The shard’s reconcile already pulls provider Speculative machines into shard inventory via Provider.List (any state) at the start of every cycle, so no shard-side wiring is needed beyond the seed.

Consequences

What this corrects

  • BigFleet’s elastic-procurement path — Create, the Speculative pool, the effective_cost-driven tier choice — is finally exercised. The harness covers the whole design, not half of it.
  • The Phase 1 machinesNeeded density fix becomes shippable: Phase 1 provisions the minimal-correct Idle count and falls back to a real Speculative tier for drift and fragmentation. The two changes are complementary and land together.
  • The ADR-0024/0025 co-location work composes correctly: a Same(rack) Need that can’t be filled from co-located Idle can Create co-located Speculative slots.

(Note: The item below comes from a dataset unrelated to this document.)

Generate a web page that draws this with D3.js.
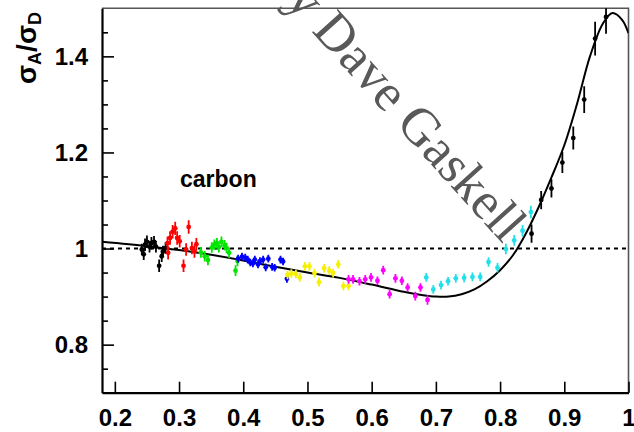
<!DOCTYPE html>
<html>
<head>
<meta charset="utf-8">
<script src="https://cdn.jsdelivr.net/npm/d3@7"></script>
<style>
  html, body { margin: 0; padding: 0; background: #fff; }
  svg { display: block; }
  text { font-family: "Liberation Sans", Arial, Helvetica, sans-serif; }
</style>
</head>
<body>
<svg id="chart" width="634" height="432"></svg>
<script>
// EMC ratio sigma_A / sigma_D for carbon versus Bjorken x.
// Each data set: [x, ratio, error]
const setBlackLow = [
  [0.242, 0.998, 0.012], [0.245, 0.988, 0.012], [0.250, 1.014, 0.013],
  [0.254, 1.004, 0.012], [0.257, 1.011, 0.013], [0.261, 1.014, 0.012],
  [0.264, 1.004, 0.012], [0.269, 0.964, 0.013], [0.273, 0.984, 0.012],
  [0.275, 0.994, 0.012], [0.279, 1.001, 0.012], [0.247, 1.008, 0.013]
];
const setRed = [
  [0.282, 1.011, 0.014], [0.283, 0.991, 0.014], [0.286, 1.022, 0.014],
  [0.290, 1.035, 0.014], [0.294, 1.042, 0.014], [0.297, 1.022, 0.014],
  [0.301, 1.015, 0.013], [0.307, 0.964, 0.013], [0.311, 0.998, 0.013],
  [0.315, 1.045, 0.014], [0.320, 1.001, 0.013], [0.324, 0.994, 0.013],
  [0.327, 1.009, 0.013]
];
const setGreen = [
  [0.334, 0.992, 0.011], [0.340, 0.984, 0.011], [0.345, 0.976, 0.011],
  [0.351, 1.002, 0.011], [0.355, 1.008, 0.011], [0.359, 1.011, 0.011],
  [0.362, 1.003, 0.011], [0.366, 1.014, 0.011], [0.371, 1.007, 0.011],
  [0.374, 1.001, 0.011], [0.378, 0.991, 0.011], [0.388, 0.954, 0.011],
  [0.391, 0.974, 0.011]
];
const setBlue = [
  [0.392, 0.979, 0.008], [0.398, 0.983, 0.008], [0.403, 0.981, 0.008],
  [0.407, 0.977, 0.008], [0.411, 0.971, 0.008], [0.415, 0.969, 0.008],
  [0.418, 0.977, 0.008], [0.423, 0.967, 0.008], [0.426, 0.974, 0.008],
  [0.431, 0.977, 0.008], [0.435, 0.961, 0.008], [0.439, 0.979, 0.008],
  [0.445, 0.962, 0.008], [0.449, 0.960, 0.008], [0.458, 0.977, 0.008],
  [0.462, 0.973, 0.008], [0.468, 0.937, 0.008]
];
const setYellow = [
  [0.469, 0.945, 0.009], [0.475, 0.948, 0.009], [0.482, 0.947, 0.009],
  [0.488, 0.940, 0.009], [0.496, 0.963, 0.009], [0.503, 0.963, 0.009],
  [0.511, 0.949, 0.009], [0.518, 0.930, 0.009], [0.526, 0.959, 0.009],
  [0.534, 0.954, 0.009], [0.540, 0.949, 0.009], [0.548, 0.967, 0.009],
  [0.556, 0.922, 0.009], [0.564, 0.922, 0.009]
];
const setMagenta = [
  [0.564, 0.936, 0.009], [0.571, 0.936, 0.009], [0.581, 0.932, 0.009],
  [0.590, 0.936, 0.009], [0.599, 0.940, 0.009], [0.609, 0.933, 0.009],
  [0.618, 0.955, 0.009], [0.628, 0.905, 0.009], [0.637, 0.938, 0.009],
  [0.647, 0.933, 0.009], [0.656, 0.919, 0.009], [0.668, 0.901, 0.009],
  [0.676, 0.919, 0.009], [0.687, 0.893, 0.010]
];
const setCyan = [
  [0.685, 0.940, 0.009], [0.696, 0.915, 0.009], [0.708, 0.924, 0.009],
  [0.719, 0.932, 0.009], [0.731, 0.938, 0.009], [0.744, 0.939, 0.009],
  [0.757, 0.941, 0.009], [0.769, 0.941, 0.009], [0.782, 0.972, 0.010],
  [0.796, 0.960, 0.010], [0.809, 0.999, 0.011], [0.822, 1.017, 0.011],
  [0.835, 1.037, 0.012], [0.848, 1.076, 0.013]
];
const setBlackHigh = [
  [0.849, 1.031, 0.019], [0.864, 1.101, 0.019], [0.880, 1.125, 0.019],
  [0.897, 1.179, 0.022], [0.914, 1.230, 0.024], [0.931, 1.310, 0.028],
  [0.948, 1.437, 0.035], [0.965, 1.482, 0.035]
];

// Model curve
const curveX = [0.18, 0.25, 0.30, 0.35, 0.40, 0.45, 0.50, 0.55, 0.60, 0.65, 0.68, 0.70,
                0.72, 0.74, 0.76, 0.78, 0.80, 0.82, 0.84, 0.86, 0.88, 0.90, 0.92, 0.94,
                0.96, 0.975, 0.99, 1.0];
const curveY = [1.014, 1.005, 0.997, 0.987, 0.975, 0.962, 0.950, 0.939, 0.925, 0.910, 0.903, 0.900,
                0.900, 0.905, 0.915, 0.932, 0.955, 0.986, 1.031, 1.086, 1.148, 1.215, 1.302, 1.400,
                1.468, 1.490, 1.476, 1.448];

const xTicks = [0.2, 0.3, 0.4, 0.5, 0.6, 0.7, 0.8, 0.9, 1.0];
const yTicks = [0.8, 1.0, 1.2, 1.4];
const yMinorTicks = [0.75, 0.85, 0.9, 0.95, 1.05, 1.1, 1.15, 1.25, 1.3, 1.35, 1.45];

const sets = [
  { pts: setBlackLow,  color: "#000000" },
  { pts: setRed,       color: "#ff0000" },
  { pts: setGreen,     color: "#00e600" },
  { pts: setBlue,      color: "#0000ff" },
  { pts: setYellow,    color: "#f5f000" },
  { pts: setMagenta,   color: "#ff00ff" },
  { pts: setCyan,      color: "#22e0e8" },
  { pts: setBlackHigh, color: "#000000" }
];

const svg = d3.select("#chart");
const L = 102, R = 628.5, T = 8.3, B = 392.7;
const x = d3.scaleLinear().domain([0.18, 1.0]).range([L, R]);
const y = d3.scaleLinear().domain([0.7, 1.5]).range([B, T]);

const fmt = d => (Math.abs(d - 1) < 1e-9 ? "1" : d3.format(".1f")(d));

// watermark
svg.append("text")
  .attr("transform", "translate(266.7,-18.2) rotate(48)")
  .style("font-family", "'Liberation Serif', 'Times New Roman', serif")
  .style("font-size", "53px")
  .attr("fill", "#595959")
  .text("by Dave Gaskell");

// frame (top and right)
svg.append("path")
  .attr("d", `M${L},${T}H${R}V${B}`)
  .attr("fill", "none")
  .attr("stroke", "#555")
  .attr("stroke-width", 1.6);

// clip region for curve and points
svg.append("clipPath").attr("id", "plotclip")
  .append("rect").attr("x", L).attr("y", T).attr("width", R - L).attr("height", B - T);

// reference line at unity
svg.append("line")
  .attr("x1", L).attr("x2", R)
  .attr("y1", y(1)).attr("y2", y(1))
  .attr("stroke", "#000")
  .attr("stroke-width", 2)
  .attr("stroke-dasharray", "4,4");

// model curve
const curveData = curveX.map((v, i) => [v, curveY[i]]);
svg.append("path")
  .datum(curveData)
  .attr("clip-path", "url(#plotclip)")
  .attr("fill", "none")
  .attr("stroke", "#000")
  .attr("stroke-width", 2)
  .attr("d", d3.line().x(d => x(d[0])).y(d => y(d[1])).curve(d3.curveCatmullRom.alpha(0.5)));

// data points with error bars
sets.forEach(s => {
  const g = svg.append("g").attr("clip-path", "url(#plotclip)");
  const pt = g.selectAll("g").data(s.pts).enter().append("g");
  pt.append("line")
    .attr("x1", d => x(d[0])).attr("x2", d => x(d[0]))
    .attr("y1", d => y(d[1] - d[2])).attr("y2", d => y(d[1] + d[2]))
    .attr("stroke", s.color)
    .attr("stroke-width", 1.8);
  pt.append("circle")
    .attr("cx", d => x(d[0])).attr("cy", d => y(d[1]))
    .attr("r", 2.4)
    .attr("fill", s.color);
});

// axes
const xAxis = d3.axisBottom(x).tickValues(xTicks).tickFormat(fmt)
  .tickSizeInner(-11).tickSizeOuter(0).tickPadding(16);
const gx = svg.append("g").attr("transform", `translate(0,${B})`).call(xAxis);

const yAxis = d3.axisLeft(y).tickValues(yTicks).tickFormat(fmt)
  .tickSizeInner(-12).tickSizeOuter(0).tickPadding(14);
const gy = svg.append("g").attr("transform", `translate(${L},0)`).call(yAxis);

const yMinor = d3.axisLeft(y).tickValues(yMinorTicks).tickFormat("")
  .tickSizeInner(-6).tickSizeOuter(0);
const gym = svg.append("g").attr("transform", `translate(${L},0)`).call(yMinor);
gym.select(".domain").remove();

[gx, gy, gym].forEach(g => {
  g.select(".domain").attr("stroke", "#000").attr("stroke-width", 2.2);
  g.selectAll(".tick line").attr("stroke", "#000").attr("stroke-width", 1.6);
  g.selectAll(".tick text")
    .attr("fill", "#000")
    .style("font-size", "24px")
    .style("font-weight", "bold");
});

// y axis title
const yt = svg.append("text")
  .attr("transform", "translate(36,48) rotate(-90)")
  .attr("text-anchor", "middle")
  .style("font-weight", "bold")
  .attr("fill", "#000");
yt.append("tspan").style("font-size", "28px").text("σ");
yt.append("tspan").style("font-size", "18px").attr("dy", 5).text("A");
yt.append("tspan").style("font-size", "28px").attr("dy", -5).text("/");
yt.append("tspan").style("font-size", "28px").text("σ");
yt.append("tspan").style("font-size", "18px").attr("dy", 5).text("D");

// annotation
svg.append("text")
  .attr("x", 180).attr("y", 186.5)
  .style("font-size", "23px")
  .style("font-weight", "bold")
  .attr("fill", "#000")
  .text("carbon");
</script>
</body>
</html>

What it means for past results

Every “scale ceiling” in the scaletest-results page and the bigfleet-uber briefs was, at root, the fixed Idle seed running out — not a shard, Phase 1, or operator bottleneck. Those numbers measured the harness’s missing tier, not BigFleet’s limits. Re-baselining against the two-tier harness is required before any ceiling number is published as a BigFleet property.

What stays the same

  • BigFleet itself — pkg/shard, pkg/decision, pkg/operator, pkg/provider/fake — is unchanged. Phase 1 already does the Idle-then-Speculative fallback; the fake provider already implements Create/AddSpeculative. This ADR is purely a harness-seeding fix.
  • The Idle and Configured seeds are unchanged. Speculative is added, not substituted.

Known adjacent gaps (not addressed here)

  • Idle → Speculative release is unimplemented. The state machine has Idle → Deleting → Speculative (the paper’s “Idle → Speculative lazily per provider” — cloud machines released back to quota), but the decision engine emits no ActionKind for it. Reclaimed machines stay Idle (correct for bare metal; the cloud-release path is simply missing). For bounded scaletest runs this is fine — the Speculative seed only depletes on net-new demand, and reclaimed machines replenish the Idle pool. Indefinite soaks would eventually need the release path wired; tracked separately.

Alternatives considered

  • Just make the Idle seed bigger. Rejected: it doesn’t model the paper’s two-tier design, leaves Create and the cost model untested, and the published numbers would still measure a fixed pool. It’s the over-provisioning bug, formalised.
  • Enumerate the demand fingerprint space and seed exactly-matching Speculative slots. Rejected as less realistic — a real cloud’s available capacity isn’t enumerated to match one workload; it’s abundant capacity of the common shapes. Generous random-draw from the demand catalog is both simpler and more faithful; the small residual tail of uncoverable rare fingerprints is itself realistic (genuine capacity stockouts).

References

  • bigfleet.md §5 (machine model — Speculative/Idle/Configured), §8 (Phase 1 Idle-then-Speculative).
  • fleet-scale-kubernetes.md §6.2 (AvailableCapacity — the provider’s declared procurable capacity).
  • ADR-0022 (Need.Count is Pod count; the density model the machinesNeeded fix restores).
  • ADR-0024, ADR-0025 — earlier layers of the same investigation.
  • sim/soak.go, sim/runner.go — the existing correct pattern for seeding Speculative.
  • test/conformance/selftest_test.go — provider conformance coverage of Create/Speculative.
  • bigfleet-uber briefs #3–#5 (private) — the empirical “ceiling” data this ADR re-explains.